In the Indian Himalayas, You Can Hear Climate Change Before You Can See It
Ice of the Indian Himalayas melts faster than ever as climate changes.
CHHOTA SHIGRI GLACIER, INDIAN HIMALAYAS, August 08, 2008 -- In the Indian Himalayas, you can literally hear the glaciers melting.
The river that rushes through the Lahaul-Spiti Valley is fed almost entirely by melt from the surrounding glaciers. The sound of the river's rapids has never been this loud. The level of the water has never been this high. In other words, the glaciers have never receded this quickly.
"I've never seen such a high water level in this river," says Syed Hasnain, a senior glaciologist at the Energy Resources Institute who has been visiting the Chhota Shigri glacier for 23 years.
"This is 100 percent glacial melt," he adds, standing at the base of the glacier, yelling over the sound of the river. "After 40 years or 50 years, there won't be any flow in this river, and the entire valley will be dried up."
The 15,000 Himalayan glaciers that create the "Water Tower of Asia" -- the largest block of fresh water outside the Polar Ice Caps -- have been melting forever. But they are suddenly melting so fast that they are drying up. It will take decades, but at the rate the earth is warming, they may simply disappear.
"Glaciers in the Himalaya are receding faster than in any other part of the world," the United Nation's Intergovernmental Panel on Climate Change warned last year. "If the present rate continues, the likelihood of them disappearing by the year 2035 and perhaps sooner is very high if the Earth keeps warming at the current rate."
The consequences of that would be enormous. More than a billion people need the rivers supported by the Himalayan glaciers to survive. Across Pakistan, India, Nepal, Bhutan and Bangladesh, rivers that flow from the glaciers give people their water for drinking, irrigation and hydropower.
"We are going to be doomed in the future," Hasnain says. The "entire global community will be affected. It's not only the region will be affected."
And, in India, climate change could imperil the world's oldest religion.

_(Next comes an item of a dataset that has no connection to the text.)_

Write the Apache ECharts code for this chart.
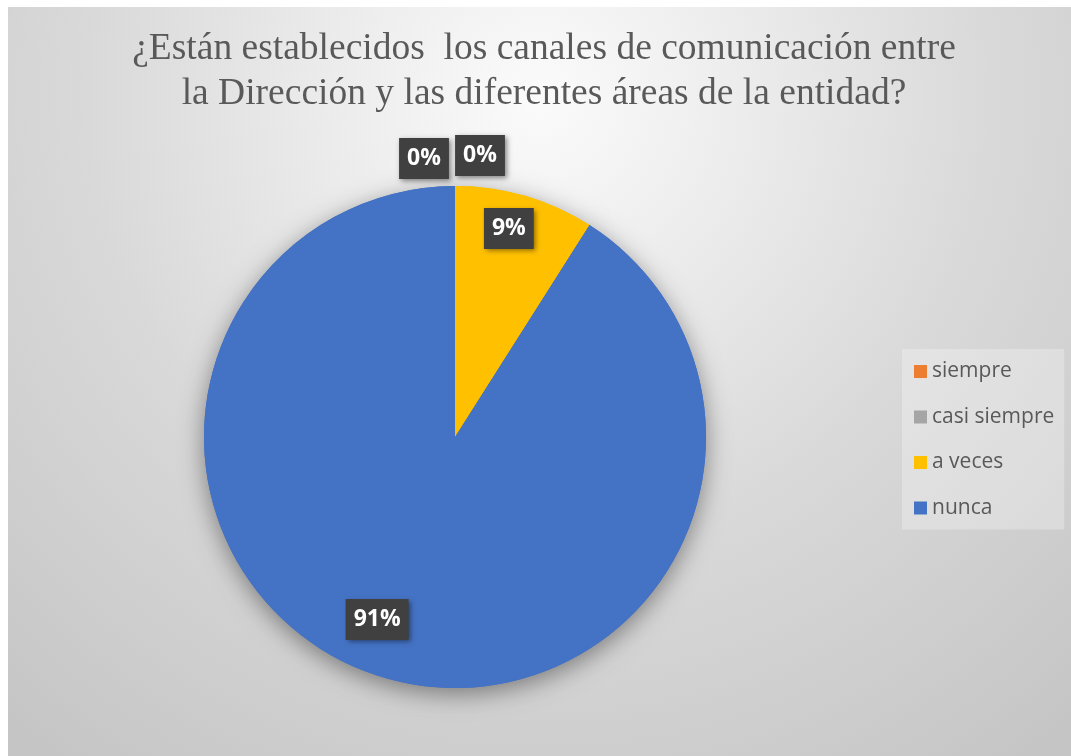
<!DOCTYPE html>
<html>
<head>
<meta charset="utf-8">
<script src="https://cdn.jsdelivr.net/npm/echarts@6/dist/echarts.min.js"></script>
<style>
  html, body { margin: 0; padding: 0; background: #ffffff; }
  #chart { width: 1071px; height: 756px; }
</style>
</head>
<body>
<div id="chart"></div>
<script>
// Survey answers and their share of responses (%)
const categories = ['siempre', 'casi siempre', 'a veces', 'nunca'];
const shares = [0, 0, 9, 91];
const sliceColors = ['#ED7D31', '#A5A5A5', '#FFC000', '#4472C4'];
const titleText = '¿Están establecidos  los canales de comunicación entre\nla Dirección y las diferentes áreas de la entidad?';

const pieData = categories.map((name, i) => ({
  name: name,
  value: shares[i],
  itemStyle: { color: sliceColors[i] }
}));

// Nudges that move each data label from its default inside spot to its final place
const labelNudge = [
  { dx: -31, dy: -150 },
  { dx: 25, dy: -153 },
  { dx: 18, dy: -85 },
  { dx: -42, dy: 59 }
];

const chart = echarts.init(document.getElementById('chart'), null, { renderer: 'canvas' });

chart.setOption({
  animation: false,
  graphic: [{
    type: 'rect',
    z: -10,
    silent: true,
    shape: { x: 8, y: 7, width: 1063, height: 749 },
    style: {
      fill: new echarts.graphic.RadialGradient(0.5, 0.12, 1.1, [
        { offset: 0, color: '#fbfbfb' },
        { offset: 0.25, color: '#ececec' },
        { offset: 0.55, color: '#d9d9d9' },
        { offset: 0.8, color: '#cecece' },
        { offset: 1, color: '#c5c5c5' }
      ])
    }
  }],
  title: {
    text: titleText,
    left: 544,
    textAlign: 'center',
    top: 27,
    padding: 0,
    textStyle: {
      fontFamily: 'Liberation Serif',
      fontWeight: 'normal',
      fontSize: 37.5,
      lineHeight: 45,
      color: '#595959'
    }
  },
  legend: {
    orient: 'vertical',
    left: 902,
    top: 349,
    padding: [12, 10, 11, 12],
    backgroundColor: 'rgba(255,255,255,0.28)',
    itemWidth: 13,
    itemHeight: 13,
    itemGap: 24.5,
    icon: 'rect',
    data: categories,
    textStyle: {
      fontFamily: 'Open Sans',
      fontSize: 21,
      lineHeight: 20,
      color: '#595959'
    }
  },
  series: [
    {
      // soft drop shadow under the whole pie
      type: 'pie',
      z: 1,
      silent: true,
      center: [455, 437],
      radius: [0, 251],
      startAngle: 90,
      label: { show: false },
      labelLine: { show: false },
      emphasis: { disabled: true },
      itemStyle: {
        shadowBlur: 24,
        shadowOffsetY: 6,
        shadowColor: 'rgba(0,0,0,0.42)'
      },
      data: pieData
    },
    {
      type: 'pie',
      z: 2,
      center: [455, 437],
      radius: [0, 251],
      startAngle: 90,
      avoidLabelOverlap: false,
      emphasis: { disabled: true },
      itemStyle: { borderWidth: 0 },
      label: {
        show: true,
        position: 'inside',
        formatter: p => p.value + '%',
        fontFamily: 'Open Sans',
        fontWeight: 'bold',
        fontSize: 23,
        lineHeight: 25,
        color: '#ffffff',
        backgroundColor: '#404040',
        padding: [8, 8, 8, 8],
        shadowBlur: 5,
        shadowOffsetX: 2,
        shadowOffsetY: 2,
        shadowColor: 'rgba(0,0,0,0.45)'
      },
      labelLine: { show: false },
      labelLayout: params => labelNudge[params.dataIndex],
      data: pieData
    }
  ]
});
</script>
</body>
</html>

More than 400 million people live off the Ganges River, and the world's billion Hindus consider its water sacred. One drop of Ganges water, they believe, can cure a lifetime of sin.
The glacier that feeds the Ganges, the Gangotri, is melting three times as fast as it was last century.
"Global warming, I think, will finish the globe, will finish Ganga, will finish all of us," says Veer Bhadra Mishra, former chairman of civil engineering at Banaras Hindu University, referring to the Ganges by its commonly used name, Mother Ganga. "We are an endangered species of human beings, and we need your attention, and we need your support, so that our life is saved, and our culture is saved."
Why the Glaciers Are Melting
An hour north of Minali, a town built into the side of the Himalayas (Indians call it a "hill station"), the road turns into a steep hill that leads to the Rohtang Pass. The pass is actually a flat field, surrounded by mountain peaks. It is the largest mountain range on earth.
Mist rolls in and reduces visibility to a few hundred feet. After it leaves, the lines of the mountains are crisp against the blue sky. Even in the summer, their peaks are snowy. The air is thin and cool.